__PROBLEM REQUIREMENTS__:
Please give back word for word the lines below, from the first one through the one with "import plotly.graph_objects as go".

-- Begin MATERIAL --

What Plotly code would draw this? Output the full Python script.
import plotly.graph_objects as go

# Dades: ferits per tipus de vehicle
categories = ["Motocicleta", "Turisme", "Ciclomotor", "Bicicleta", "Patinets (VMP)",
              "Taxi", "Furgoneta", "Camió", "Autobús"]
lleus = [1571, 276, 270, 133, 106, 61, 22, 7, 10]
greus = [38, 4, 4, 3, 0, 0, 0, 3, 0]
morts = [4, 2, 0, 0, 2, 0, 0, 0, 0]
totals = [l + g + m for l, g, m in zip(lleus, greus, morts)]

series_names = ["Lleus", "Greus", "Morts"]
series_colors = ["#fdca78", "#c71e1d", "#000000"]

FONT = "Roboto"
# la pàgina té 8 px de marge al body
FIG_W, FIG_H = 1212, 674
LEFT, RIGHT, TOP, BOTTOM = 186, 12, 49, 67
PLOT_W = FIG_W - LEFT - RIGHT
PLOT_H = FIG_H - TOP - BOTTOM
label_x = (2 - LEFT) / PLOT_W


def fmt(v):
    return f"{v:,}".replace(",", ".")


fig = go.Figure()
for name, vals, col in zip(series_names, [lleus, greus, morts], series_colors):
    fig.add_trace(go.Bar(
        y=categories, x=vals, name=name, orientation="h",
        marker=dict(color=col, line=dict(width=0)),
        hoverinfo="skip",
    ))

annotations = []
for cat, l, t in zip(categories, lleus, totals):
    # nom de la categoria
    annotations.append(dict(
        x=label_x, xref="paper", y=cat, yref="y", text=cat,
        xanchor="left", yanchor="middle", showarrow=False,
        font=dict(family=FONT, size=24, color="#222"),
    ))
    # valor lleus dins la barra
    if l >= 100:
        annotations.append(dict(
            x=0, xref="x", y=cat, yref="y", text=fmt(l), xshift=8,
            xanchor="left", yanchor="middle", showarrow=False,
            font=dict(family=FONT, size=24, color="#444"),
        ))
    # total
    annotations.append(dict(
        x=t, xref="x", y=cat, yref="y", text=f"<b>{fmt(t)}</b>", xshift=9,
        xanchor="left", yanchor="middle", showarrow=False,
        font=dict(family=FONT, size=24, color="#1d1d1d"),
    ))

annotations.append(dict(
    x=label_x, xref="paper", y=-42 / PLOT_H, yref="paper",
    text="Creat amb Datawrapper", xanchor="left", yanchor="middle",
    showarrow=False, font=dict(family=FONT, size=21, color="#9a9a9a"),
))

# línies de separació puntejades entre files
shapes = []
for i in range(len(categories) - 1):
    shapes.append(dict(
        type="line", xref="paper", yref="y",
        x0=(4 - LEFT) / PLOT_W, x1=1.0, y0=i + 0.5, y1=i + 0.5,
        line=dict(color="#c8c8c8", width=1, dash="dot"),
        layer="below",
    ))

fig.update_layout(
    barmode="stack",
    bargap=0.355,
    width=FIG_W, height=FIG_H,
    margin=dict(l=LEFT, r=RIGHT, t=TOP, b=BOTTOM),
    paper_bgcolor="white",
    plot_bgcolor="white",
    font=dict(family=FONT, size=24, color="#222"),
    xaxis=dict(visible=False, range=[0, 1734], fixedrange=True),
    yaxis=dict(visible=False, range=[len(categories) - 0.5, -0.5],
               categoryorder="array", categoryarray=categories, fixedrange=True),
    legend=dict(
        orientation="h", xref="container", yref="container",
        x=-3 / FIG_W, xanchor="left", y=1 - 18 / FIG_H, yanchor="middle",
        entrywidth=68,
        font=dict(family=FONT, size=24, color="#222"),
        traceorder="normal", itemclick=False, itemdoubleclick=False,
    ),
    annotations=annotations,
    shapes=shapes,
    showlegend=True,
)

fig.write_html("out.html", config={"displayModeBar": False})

-- End MATERIAL --

__THE RESULT__:
What Plotly code would draw this? Output the full Python script.
import plotly.graph_objects as go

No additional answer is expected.